Almost everyone in the world that has a high school (or equivalent) education knows at least a little about the Trojan War.  After 3000 years it still holds enough interest and popularity that Brad Pitt, Eric Bana, Diane Kruger, and a whole other bunch of stars made a movie called "Troy" about 10 years ago.  Even Kobe Bryant knows a little about the subject, having torn his Achilles' heel ligament in the 2013 NBA playoffs. 

King Priam was the monarch of Troy and had many children.  We know about Hector, Paris (he stole Helen), and even Aeneas, who the Roman author Virgil credits with being the founder of Rome.  What many people don't know or have just vague details about was his daughter Cassandra (http://en.wikipedia.org/wiki/Cassandra).  As a princess of Troy, she was famed for many things including being almost as beautiful as Helen herself.  (Move over Scarlett Johansson)  But perhaps the most interesting and famous attribute of Cassandra was her prescience.  She was a prophet, imbued by Apollo, who could see the future with absolute clarity.  Sounds great, right?  The problem was that absolutely no-one would believe her.  She predicted the theft of Helen, the death of Hector and Priam, the purpose of the Trojan Horse, and her own capture/enslavement/death at the hands of Agamemnon.  Cassandra was the one person who could see everything and could have prevented the fall and destruction of the Trojan empire.  But absolutely nobody would ever take a single word she said seriously.  Is it any wonder that she always bordered on the edge of insanity?
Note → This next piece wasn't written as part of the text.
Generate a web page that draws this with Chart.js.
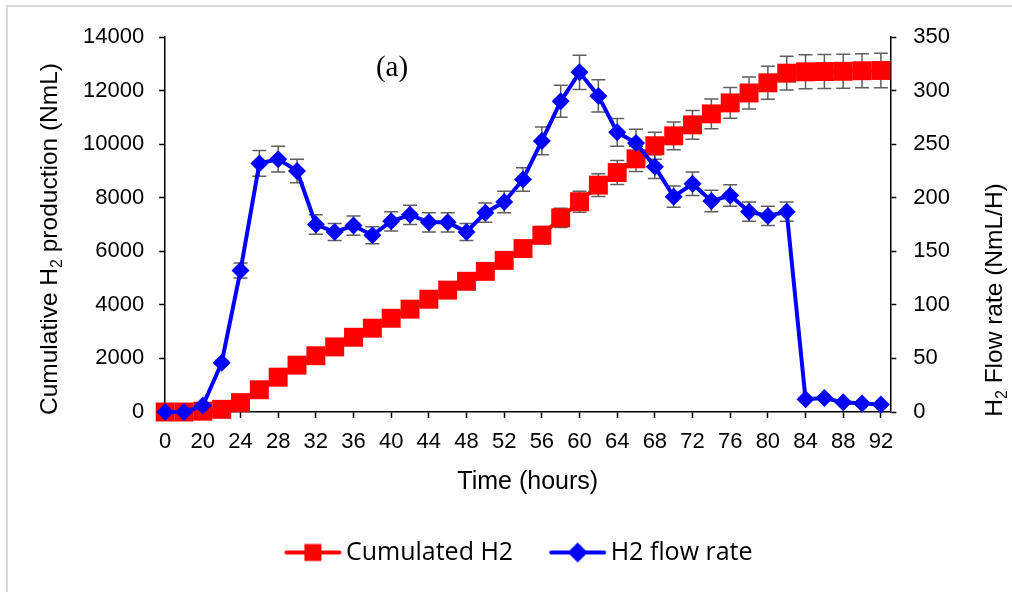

So how does this relate to the world of IT?  Let's take a broad look at the whole function.  As a function, an IT group can and does see what happens in every single part of a company.  This is true from the smallest to the largest of entities.  As a matter of fact, it is required that IT has this purview because in this century all company/corporate functions are facilitated by technology.  Since IT is a service provider it is involved, intricately, in each business unit because the technology used by each area must continually function in order for business continuity.  That doesn't mean that IT knows the "secrets" of these areas but it doesn't need that information to be aware of what is happening at any given moment.  Additionally, unlike other parts of a company/corporation, IT can see the interrelations of each business unit, one upon another.  That is because people in IT can see how business processes move through the company's unit from start to finish.
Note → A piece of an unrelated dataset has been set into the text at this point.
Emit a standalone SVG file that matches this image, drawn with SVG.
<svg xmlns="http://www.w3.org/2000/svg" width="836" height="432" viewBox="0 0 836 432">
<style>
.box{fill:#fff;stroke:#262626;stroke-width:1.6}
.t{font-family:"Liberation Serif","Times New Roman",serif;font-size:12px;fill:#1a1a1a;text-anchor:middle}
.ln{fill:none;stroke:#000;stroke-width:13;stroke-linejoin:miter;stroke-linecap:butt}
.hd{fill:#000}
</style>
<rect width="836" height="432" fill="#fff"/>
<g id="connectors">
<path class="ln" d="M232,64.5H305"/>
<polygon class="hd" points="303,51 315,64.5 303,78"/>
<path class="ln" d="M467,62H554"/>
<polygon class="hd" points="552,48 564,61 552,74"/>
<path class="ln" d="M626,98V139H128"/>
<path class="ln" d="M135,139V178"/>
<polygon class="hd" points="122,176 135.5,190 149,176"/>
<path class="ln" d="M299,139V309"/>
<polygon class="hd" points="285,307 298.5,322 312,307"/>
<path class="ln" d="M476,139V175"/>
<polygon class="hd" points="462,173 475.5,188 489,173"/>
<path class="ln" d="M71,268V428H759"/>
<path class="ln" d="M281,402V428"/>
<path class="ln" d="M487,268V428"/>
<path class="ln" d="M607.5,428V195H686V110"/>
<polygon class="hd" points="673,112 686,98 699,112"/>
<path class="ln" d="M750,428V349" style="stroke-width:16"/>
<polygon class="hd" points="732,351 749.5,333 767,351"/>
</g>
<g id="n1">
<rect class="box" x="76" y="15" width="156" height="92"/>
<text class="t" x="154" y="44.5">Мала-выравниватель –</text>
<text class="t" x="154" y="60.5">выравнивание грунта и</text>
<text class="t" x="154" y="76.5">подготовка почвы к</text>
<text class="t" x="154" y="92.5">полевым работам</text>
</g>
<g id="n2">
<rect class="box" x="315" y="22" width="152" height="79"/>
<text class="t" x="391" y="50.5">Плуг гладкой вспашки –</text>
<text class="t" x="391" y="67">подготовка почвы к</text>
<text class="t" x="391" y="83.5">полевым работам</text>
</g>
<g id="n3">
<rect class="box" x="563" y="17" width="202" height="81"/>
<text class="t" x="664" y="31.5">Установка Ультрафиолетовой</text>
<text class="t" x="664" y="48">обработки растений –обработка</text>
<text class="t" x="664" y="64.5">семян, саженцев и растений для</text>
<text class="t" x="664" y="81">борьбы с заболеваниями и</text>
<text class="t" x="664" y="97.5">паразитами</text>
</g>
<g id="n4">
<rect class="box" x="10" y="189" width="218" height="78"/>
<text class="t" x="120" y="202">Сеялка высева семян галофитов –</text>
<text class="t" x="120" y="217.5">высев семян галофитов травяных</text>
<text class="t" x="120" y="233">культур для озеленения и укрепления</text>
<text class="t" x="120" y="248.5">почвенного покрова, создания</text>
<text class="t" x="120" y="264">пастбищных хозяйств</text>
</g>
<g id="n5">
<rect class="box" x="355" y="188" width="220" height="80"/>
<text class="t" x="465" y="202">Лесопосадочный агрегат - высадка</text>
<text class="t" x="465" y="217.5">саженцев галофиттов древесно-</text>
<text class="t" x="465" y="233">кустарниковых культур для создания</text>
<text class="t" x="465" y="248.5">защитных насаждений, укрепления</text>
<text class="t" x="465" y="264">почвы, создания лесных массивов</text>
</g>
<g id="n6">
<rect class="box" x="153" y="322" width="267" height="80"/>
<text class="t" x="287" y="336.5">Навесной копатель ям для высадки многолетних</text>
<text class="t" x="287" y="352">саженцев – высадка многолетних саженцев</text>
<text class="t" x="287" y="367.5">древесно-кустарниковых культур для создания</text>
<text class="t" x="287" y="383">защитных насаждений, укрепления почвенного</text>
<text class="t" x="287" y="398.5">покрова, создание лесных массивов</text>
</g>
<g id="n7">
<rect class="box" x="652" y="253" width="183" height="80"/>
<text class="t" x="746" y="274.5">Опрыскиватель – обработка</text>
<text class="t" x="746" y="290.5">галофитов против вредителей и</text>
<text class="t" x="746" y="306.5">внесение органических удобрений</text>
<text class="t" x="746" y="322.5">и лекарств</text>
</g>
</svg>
Given what I've said, one should (or could) assume that IT staff and leaders are called up to collaborate deeply on strategic issues.  Right?  After all, that makes perfect sense because IT personnel are uniquely positioned to comment on the strategic ramifications of a given action plan.  From the purview of IT, these people will see the whole-company effects of a strategy. Yet, despite all of that, most IT leaders and talented staffers, if asked, would say that they are rarely (if ever) consulted on strategy.  The default approach to involving IT in strategic discussions, with a few exceptions, is treat them like a homeowner would treat a plumber.  When there is a leak, bring 'em in fast to fix the problem.  After the issue is resolved, put them back from where they came.
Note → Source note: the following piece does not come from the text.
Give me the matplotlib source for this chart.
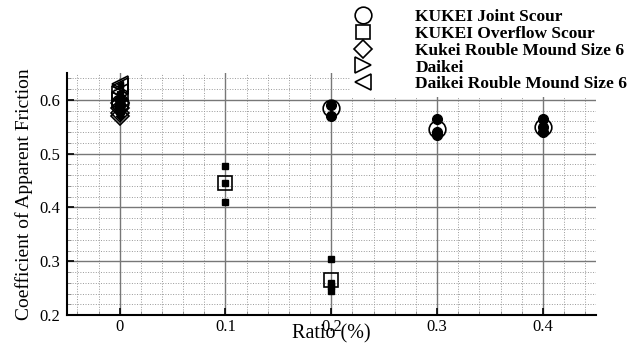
import matplotlib.pyplot as plt
from matplotlib.ticker import MultipleLocator

plt.rcParams['font.family'] = ['Liberation Serif', 'DejaVu Serif']

# mean values (open markers)
joint_x = [0.0, 0.2, 0.3, 0.4]
joint_mean = [0.595, 0.585, 0.545, 0.55]
overflow_x = [0.1, 0.2]
overflow_mean = [0.445, 0.265]
kukei_rm_x = [0.0, 0.0, 0.0, 0.0]
kukei_rm_y = [0.57, 0.575, 0.585, 0.595]
daikei_x = [0.0, 0.0]
daikei_y = [0.60, 0.61]
daikei_rm_x = [0.0, 0.0, 0.0]
daikei_rm_y = [0.615, 0.625, 0.63]

# individual measurements (filled markers)
joint_pts_x = [0.0, 0.0, 0.0, 0.2, 0.2, 0.3, 0.3, 0.3, 0.4, 0.4, 0.4]
joint_pts_y = [0.58, 0.59, 0.60, 0.59, 0.57, 0.565, 0.54, 0.535, 0.565, 0.55, 0.54]
overflow_pts_x = [0.1, 0.1, 0.1, 0.2, 0.2, 0.2, 0.2]
overflow_pts_y = [0.477, 0.445, 0.41, 0.305, 0.26, 0.255, 0.245]

legend_labels = ["KUKEI Joint Scour", "KUKEI Overflow Scour",
                 "Kukei Rouble Mound Size 6", "Daikei",
                 "Daikei Rouble Mound Size 6"]


def main():
    fig = plt.figure(figsize=(6.42, 3.49), dpi=100)
    ax = fig.add_axes([0.104, 0.097, 0.824, 0.694])

    ax.set_xlim(-0.05, 0.45)
    ax.set_ylim(0.2, 0.65)
    ax.xaxis.set_major_locator(MultipleLocator(0.1))
    ax.xaxis.set_minor_locator(MultipleLocator(0.02))
    ax.yaxis.set_major_locator(MultipleLocator(0.1))
    ax.yaxis.set_minor_locator(MultipleLocator(0.02))
    ax.set_xticks([0, 0.1, 0.2, 0.3, 0.4])
    ax.set_xticklabels(["0", "0.1", "0.2", "0.3", "0.4"])

    ax.grid(which='major', color='#777777', linewidth=1.0, linestyle='-')
    ax.grid(which='minor', color='#999999', linewidth=0.7, linestyle=':')
    ax.set_axisbelow(True)

    for side in ['top', 'right']:
        ax.spines[side].set_visible(False)
    for side in ['left', 'bottom']:
        ax.spines[side].set_linewidth(1.5)

    ax.tick_params(which='both', direction='in', labelsize=12)
    ax.tick_params(which='major', length=5, width=1.2)
    ax.tick_params(axis='x', which='major', pad=3)
    ax.tick_params(axis='y', which='major', pad=5)
    ax.tick_params(which='minor', length=3, width=0.6, color='#888888')

    # filled individual points
    ax.plot(joint_pts_x, joint_pts_y, 'o', color='black', markersize=7, zorder=3)
    ax.plot(overflow_pts_x, overflow_pts_y, 's', color='black', markersize=5, zorder=3)
    ax.plot(kukei_rm_x, kukei_rm_y, 'D', color='black', markersize=4, zorder=3)
    ax.plot(daikei_x, daikei_y, '>', color='black', markersize=5, zorder=3)
    ax.plot(daikei_rm_x, daikei_rm_y, '<', color='black', markersize=5, zorder=3)

    # open mean markers
    style = dict(linestyle='none', markerfacecolor='none', markeredgecolor='black',
                 markeredgewidth=1.2, zorder=4)
    h1, = ax.plot(joint_x, joint_mean, 'o', markersize=12, **style)
    h2, = ax.plot(overflow_x, overflow_mean, 's', markersize=10, **style)
    h3, = ax.plot(kukei_rm_x, kukei_rm_y, 'D', markersize=9, **style)
    h4, = ax.plot(daikei_x, daikei_y, '>', markersize=11, **style)
    h5, = ax.plot(daikei_rm_x, daikei_rm_y, '<', markersize=11, **style)

    ax.set_xlabel("Ratio (%)", fontsize=14.5, labelpad=-8)
    ax.set_ylabel("Coefficient of Apparent Friction", fontsize=14, labelpad=4)

    leg = fig.legend([h1, h2, h3, h4, h5], legend_labels,
                     loc='upper left', bbox_to_anchor=(0.532, 1.012),
                     prop={'weight': 'bold', 'size': 12.5},
                     handlelength=1.0, handletextpad=2.5, labelspacing=0.04,
                     borderpad=0.25, frameon=True, fancybox=False,
                     facecolor='white', edgecolor='none', framealpha=1.0,
                     markerscale=1.0)
    leg.set_zorder(10)

    fig.savefig("out.png", dpi=100)


if __name__ == "__main__":
    main()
I am not exactly sure why things have developed this way in business.  But I see the ramifications.  Recently my friends at Computerworld shared the results of a survey they conducted on IT employees across a range of businesses.  One salient question that they asked:  "Do you aspire to be the CIO someday?"  The answer range came back - 32% Yes; 55% No; 13% Not Sure.  More and more IT people, especially younger managers, are beginning to see that IT careers do not lead to the top of companies.  The payoff, more and more, is that IT people are in demand, but as practitioners, not strategists.  Practitioners can make a lot of money but tend to be quite transient.  Several months back I wrote a blog about this called "Why IT Will Outsource Itself in 20 Years".  Practitioners of IT will always find work but, like law firms, their roles will be to deal with discrete problems, not ones in the abstract.

This brings us to the final point of this post.  From what I've said, how do you keep up morale within an IT organization when you're trying to grow strategic capabilities within people who are valued for their tactical execution?  First, contrary to the "institutionalized" model of management that calls for hierarchy, become an "organic" manager.  Especially as a CIO, spend a great deal of time on a personal basis with your staff.  That means inside of work, not outside.  Be prepared to over communicate and show emotion so that you can be viewed as a real person, more than just a title that resides higher on the org chart. 

The benefit to getting closer to your staff is that they will respond with greater loyalty, performance, and commitment.  The last quality is incredibly important in these days where IT tenure can be measured in months rather than years.  When the company/corporation does not nurture the strategic side of your team, that role falls to you.  With the right care and attention, you can still put the strategic capabilities of your team to use for your firm.  And by listening, unlike poor Cassandra you can help them keep their sanity.  When your team is "sane", you get the chance to build long-term, high performing teams.  We can all see the benefit in that.